Software is increasingly used in safety-critical and security-critical applications. Quality assurance aims to improve or even guarantee the quality of software including its functional and non-functional properties. In our research, we cover a large range of constructive and analytical methods for quality assurance. These methods span over the whole development cycle from requirements engineering to software testing and program verification, whereas we strive to establish formal methods whenever feasible.

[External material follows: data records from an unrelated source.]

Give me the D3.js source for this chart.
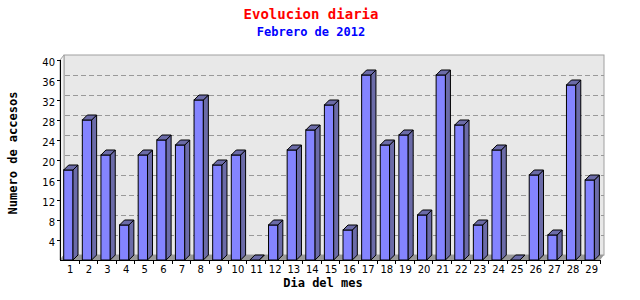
<!DOCTYPE html>
<html>
<head>
<meta charset="utf-8">
<script src="https://cdn.jsdelivr.net/npm/d3@7"></script>
<style>
  body { margin: 0; background: #fff; }
  svg { display: block; }
  .lbl { font-family: "DejaVu Sans", sans-serif; font-size: 10px; fill: #000; }
  .ttl { font-family: "DejaVu Sans Mono", monospace; font-weight: bold; }
</style>
</head>
<body>
<svg id="chart" width="640" height="300"></svg>
<script>
const days = d3.range(1, 30).map(String);
const accesos = [18, 28, 21, 7, 21, 24, 23, 32, 19, 21, 0, 7, 22, 26, 31, 6, 37, 23, 25, 9, 37, 27, 7, 22, 0, 17, 5, 35, 16];
const yTicks = [4, 8, 12, 16, 20, 24, 28, 32, 36, 40];

const svg = d3.select("#chart");
const pl = 60, pr = 600, pt = 60, pb = 260;
const dx = 4, dy = 5;   // depth of back plane
const bd = 5;           // depth of bars

const x = d3.scaleBand().domain(days).range([pl, pr]);
const y = d3.scaleLinear().domain([0, 40]).range([pb, pt]);

// back plane
svg.append("rect")
  .attr("x", pl + dx).attr("y", pt - dy)
  .attr("width", pr - pl).attr("height", pb - pt)
  .attr("fill", "#e8e8e8").attr("stroke", "#a0a0a0");

// left wall
svg.append("polygon")
  .attr("points", [[pl, pt], [pl + dx, pt - dy], [pl + dx, pb - dy], [pl, pb]].join(" "))
  .attr("fill", "#f2f2f2").attr("stroke", "#a0a0a0");

// grid lines on back plane
svg.append("g").selectAll("line")
  .data(yTicks.filter(d => d < 40))
  .join("line")
  .attr("x1", pl + dx + 1).attr("x2", pr + dx)
  .attr("y1", d => Math.round(y(d) - dy) + 0.5).attr("y2", d => Math.round(y(d) - dy) + 0.5)
  .attr("stroke", "#999").attr("stroke-dasharray", "5,3");

// floor
svg.append("polygon")
  .attr("points", [[pl, pb], [pl + dx, pb - dy], [pr + dx, pb - dy], [pr, pb]].join(" "))
  .attr("fill", "#999");

// bars
const bw = x.bandwidth() * 0.5;
const off = 3.7;
const bars = svg.append("g").selectAll("g")
  .data(accesos)
  .join("g");

bars.append("rect")
  .attr("x", (d, i) => x(days[i]) + off)
  .attr("y", d => y(d))
  .attr("width", bw)
  .attr("height", d => pb - y(d))
  .attr("fill", "#8484ff").attr("stroke", "#000");

bars.append("polygon")
  .attr("points", (d, i) => {
    const x1 = x(days[i]) + off + bw;
    return [[x1, y(d)], [x1 + bd, y(d) - bd], [x1 + bd, pb - bd], [x1, pb]].join(" ");
  })
  .attr("fill", "#6b6ba8").attr("stroke", "#000");

bars.append("polygon")
  .attr("points", (d, i) => {
    const x0 = x(days[i]) + off;
    return [[x0, y(d)], [x0 + bd, y(d) - bd], [x0 + bw + bd, y(d) - bd], [x0 + bw, y(d)]].join(" ");
  })
  .attr("fill", "#6b6ba8").attr("stroke", "#000");

// axes
svg.append("line")
  .attr("x1", pl + 0.5).attr("x2", pl + 0.5).attr("y1", pt).attr("y2", pb)
  .attr("stroke", "#000");
svg.append("line")
  .attr("x1", pl).attr("x2", pr).attr("y1", pb + 0.5).attr("y2", pb + 0.5)
  .attr("stroke", "#000");

// y ticks + labels
const yg = svg.append("g");
yg.selectAll("line")
  .data(yTicks)
  .join("line")
  .attr("x1", pl - 3).attr("x2", pl)
  .attr("y1", d => Math.round(y(d)) + 0.5).attr("y2", d => Math.round(y(d)) + 0.5)
  .attr("stroke", "#000");
yg.selectAll("text")
  .data(yTicks)
  .join("text")
  .attr("class", "lbl")
  .attr("x", pl - 5).attr("y", d => y(d) + 2)
  .attr("dy", "0.35em")
  .attr("text-anchor", "end")
  .text(d => d);

// x ticks + labels
const xg = svg.append("g");
xg.selectAll("line")
  .data(days)
  .join("line")
  .attr("x1", d => Math.round(x(d) + x.bandwidth()) + 0.5)
  .attr("x2", d => Math.round(x(d) + x.bandwidth()) + 0.5)
  .attr("y1", pb).attr("y2", pb + 4)
  .attr("stroke", "#000");
xg.selectAll("text")
  .data(days)
  .join("text")
  .attr("class", "lbl")
  .attr("x", d => x(d) + x.bandwidth() / 2 + 1)
  .attr("y", 273)
  .attr("text-anchor", "middle")
  .text(d => d);

// titles
svg.append("text").attr("class", "ttl")
  .attr("x", 311).attr("y", 19).attr("text-anchor", "middle")
  .attr("font-size", 14).attr("fill", "#ff0000")
  .text("Evolucion diaria");
svg.append("text").attr("class", "ttl")
  .attr("x", 311).attr("y", 36).attr("text-anchor", "middle")
  .attr("font-size", 12).attr("fill", "#0000ff")
  .text("Febrero de 2012");
svg.append("text").attr("class", "ttl")
  .attr("x", 323).attr("y", 287).attr("text-anchor", "middle")
  .attr("font-size", 12).attr("fill", "#000")
  .text("Dia del mes");
svg.append("text").attr("class", "ttl")
  .attr("transform", "translate(17,153) rotate(-90)")
  .attr("text-anchor", "middle")
  .attr("font-size", 12).attr("fill", "#000")
  .text("Numero de accesos");
</script>
</body>
</html>
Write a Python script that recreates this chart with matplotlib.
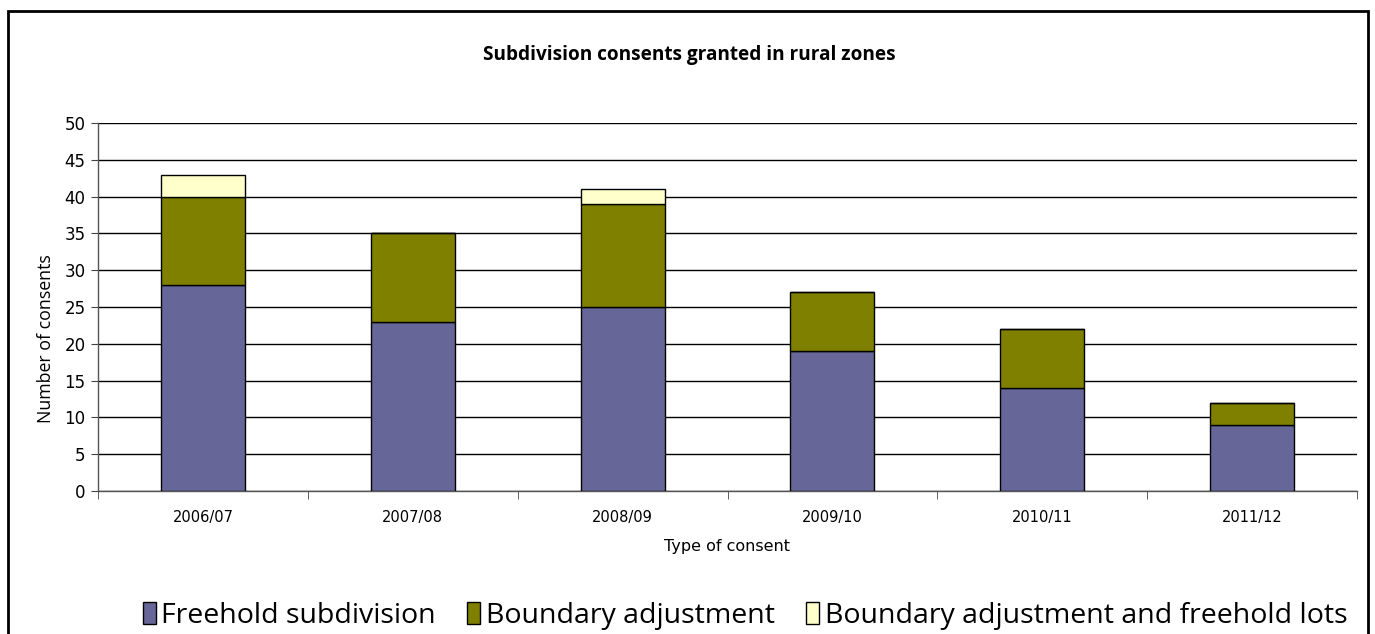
import matplotlib
matplotlib.use("Agg")
import matplotlib.pyplot as plt
from matplotlib.patches import Rectangle
import numpy as np

# Consent counts per financial year
years = ["2006/07", "2007/08", "2008/09", "2009/10", "2010/11", "2011/12"]
freehold = [28, 23, 25, 19, 14, 9]
boundary = [12, 12, 14, 8, 8, 3]
boundary_lots = [3, 0, 2, 0, 0, 0]

series_names = ["Freehold subdivision", "Boundary adjustment",
                "Boundary adjustment and freehold lots"]
colors = ["#666699", "#808000", "#FFFFCC"]

W, H = 1375, 634
fig = plt.figure(figsize=(W / 100, H / 100), dpi=100)
fig.patch.set_facecolor("white")

# Outer chart frame
fig.add_artist(Rectangle((8 / W, -0.05), (1368 - 8) / W, 1.05 - 11 / H,
                         transform=fig.transFigure, fill=False,
                         edgecolor="black", linewidth=2))

ax = fig.add_axes([98 / W, 1 - 491 / H, (1357 - 98) / W, (491 - 123) / H])

x = np.arange(len(years))
bottoms = np.zeros(len(years))
for vals, col, name in zip([freehold, boundary, boundary_lots], colors, series_names):
    vals = np.array(vals, dtype=float)
    ax.bar(x, vals, width=0.4, bottom=bottoms, color=col, edgecolor="black",
           linewidth=1, label=name, zorder=3)
    bottoms += vals

ax.set_xlim(-0.5, len(years) - 0.5)
ax.set_ylim(0, 50)
ax.set_yticks(range(0, 51, 5))
ax.yaxis.grid(True, color="black", linewidth=1, zorder=0)
ax.set_axisbelow(True)

ax.set_xticks(x)
ax.set_xticklabels(years, fontsize=10.5, family="DejaVu Sans")
ax.set_xticks(np.arange(-0.5, len(years) + 0.5, 1), minor=True)
ax.tick_params(axis="x", which="major", length=0, pad=14)
ax.tick_params(axis="x", which="minor", length=6, color="#444444", direction="out")
ax.tick_params(axis="y", length=5, color="#444444", direction="out", labelsize=12, pad=4)
for lbl in ax.get_yticklabels():
    lbl.set_family("DejaVu Sans")

for side in ("top", "right"):
    ax.spines[side].set_visible(False)
for side in ("left", "bottom"):
    ax.spines[side].set_color("#555555")
    ax.spines[side].set_linewidth(1)

ax.set_ylabel("Number of consents", fontsize=12.8, family="Open Sans", labelpad=2)
ax.yaxis.set_label_coords(-0.034, 0.415)
ax.set_xlabel("Type of consent", fontsize=11.5, family="DejaVu Sans", labelpad=10)

fig.text(689 / W, 1 - 55 / H, "Subdivision consents granted in rural zones",
         ha="center", va="center", fontsize=13.7, fontweight="bold", family="Open Sans")

handles, labels = ax.get_legend_handles_labels()
fig.legend(handles, labels, loc="center", bbox_to_anchor=(745 / W, 1 - 616 / H),
           ncol=3, frameon=False, handlelength=0.45, handleheight=0.8,
           handletextpad=0.2, columnspacing=1.1,
           prop={"family": "Open Sans", "size": 20.5})

fig.savefig("out.png", dpi=100, facecolor="white")
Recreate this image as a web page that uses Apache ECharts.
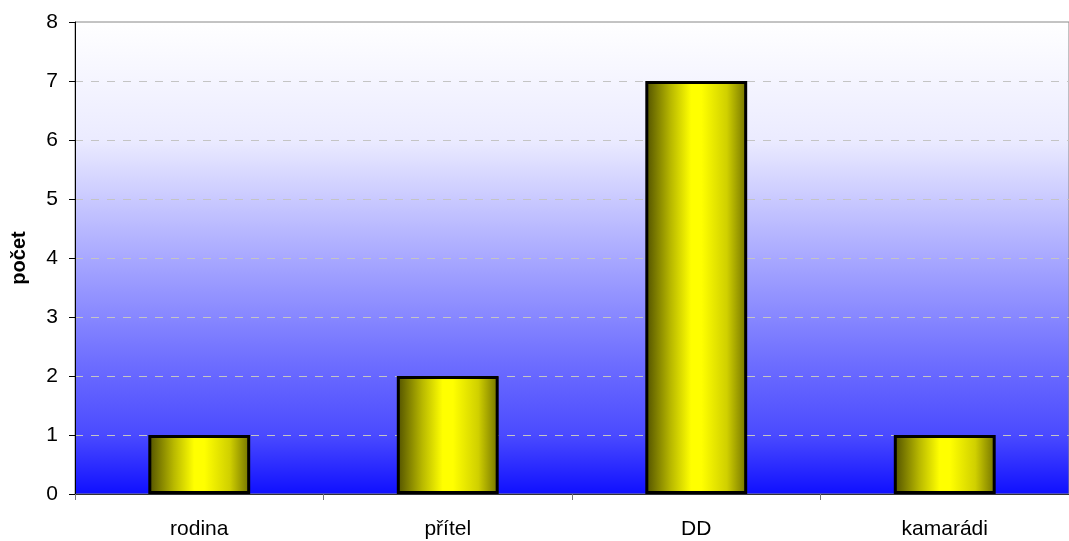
<!DOCTYPE html>
<html><head><meta charset="utf-8">
<script src="https://cdn.jsdelivr.net/npm/echarts@6/dist/echarts.min.js"></script>
<style>html,body{margin:0;padding:0;background:#fff}#c{width:1069px;height:541px}</style>
</head><body><div id="c"></div>
<script>
const categories = ['rodina', 'přítel', 'DD', 'kamarádi'];
const counts = [1, 2, 7, 1];
const yTicks = [0, 1, 2, 3, 4, 5, 6, 7, 8];
const yAxisName = 'počet';

const chart = echarts.init(document.getElementById('c'));
const barGrad = new echarts.graphic.LinearGradient(0, 0, 1, 0, [
  {offset: 0, color: '#4f4f00'},
  {offset: 0.25, color: '#b8b800'},
  {offset: 0.45, color: '#ffff00'},
  {offset: 0.55, color: '#ffff00'},
  {offset: 0.8, color: '#d0d000'},
  {offset: 1, color: '#707000'}
]);
const bgGrad = new echarts.graphic.LinearGradient(0, 0, 0, 1, [
  {offset: 0, color: '#ffffff'},
  {offset: 0.25, color: '#ebebff'},
  {offset: 0.5, color: '#a8a8ff'},
  {offset: 0.72, color: '#6e6eff'},
  {offset: 0.875, color: '#4a4aff'},
  {offset: 1, color: '#0f0fff'}
]);
chart.setOption({
  animation: false,
  textStyle: {fontFamily: 'Liberation Sans'},
  grid: {left: 75, right: 0, top: 22, bottom: 47, show: true, backgroundColor: bgGrad, borderColor: '#888', borderWidth: 1},
  xAxis: {
    type: 'category', data: categories,
    axisLine: {lineStyle: {color: '#333', width: 1}},
    axisTick: {show: true, length: 6, lineStyle: {color: '#777'}},
    axisLabel: {color: '#000', fontSize: 21, fontFamily: 'Liberation Sans', margin: 25}
  },
  yAxis: {
    type: 'value', min: yTicks[0], max: yTicks[yTicks.length - 1], interval: 1,
    name: yAxisName, nameLocation: 'middle', nameGap: 46, nameRotate: 90,
    nameTextStyle: {fontWeight: 'bold', fontSize: 20, color: '#000', fontFamily: 'Liberation Sans'},
    axisLine: {show: true, lineStyle: {color: '#000', width: 1}},
    axisTick: {show: true, length: 6, lineStyle: {color: '#000'}},
    axisLabel: {color: '#000', fontSize: 21, fontFamily: 'Liberation Sans', margin: 17},
    splitLine: {show: true, showMinLine: false, showMaxLine: false, lineStyle: {color: '#c4c4c4', type: [8, 8], width: 1}}
  },
  series: [{
    type: 'bar', data: counts, barWidth: '41%',
    itemStyle: {color: barGrad, borderColor: '#000', borderWidth: 3}
  }]
});
</script></body></html>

We maintain CoreASM, a tool for writing, executing and exploring formal specifications in the abstract state machine (ASM) formalism. CoreASM can be easily extended via plugins, while maintaining its precise semantics. While ASMs can be used for the stepwise refinement of requirements into executable code, we also contribute techniques devoted to specific phases of the development cycle. For manual system testing of automotive systems, we designed a semi-formal test case editor complemented by review checklists increasing the quality of test cases. For combinatorial testing, we provide algorithms (e.g., IncLing and YASA) establishing t-wise coverage and tool support within FeatureIDE. For program verification, we proposed a feature-oriented extension of the Java Modeling Language (JML) that can be efficiently verified using the theorem prover KeY or the model checker JavaPathfinder. With CorC, we contribute to a tool applying the correct-by-construction paradigm to various safety and security properties. The DFG-funded project SafeSec develops a modeling and analysis approach for the interplay of safety and security properties specifically for self-adaptive systems. With respect to performance as quality attribute, we develop a performance engineering approach for model transformations in the project MICE funded by the German Research Foundation (DFG).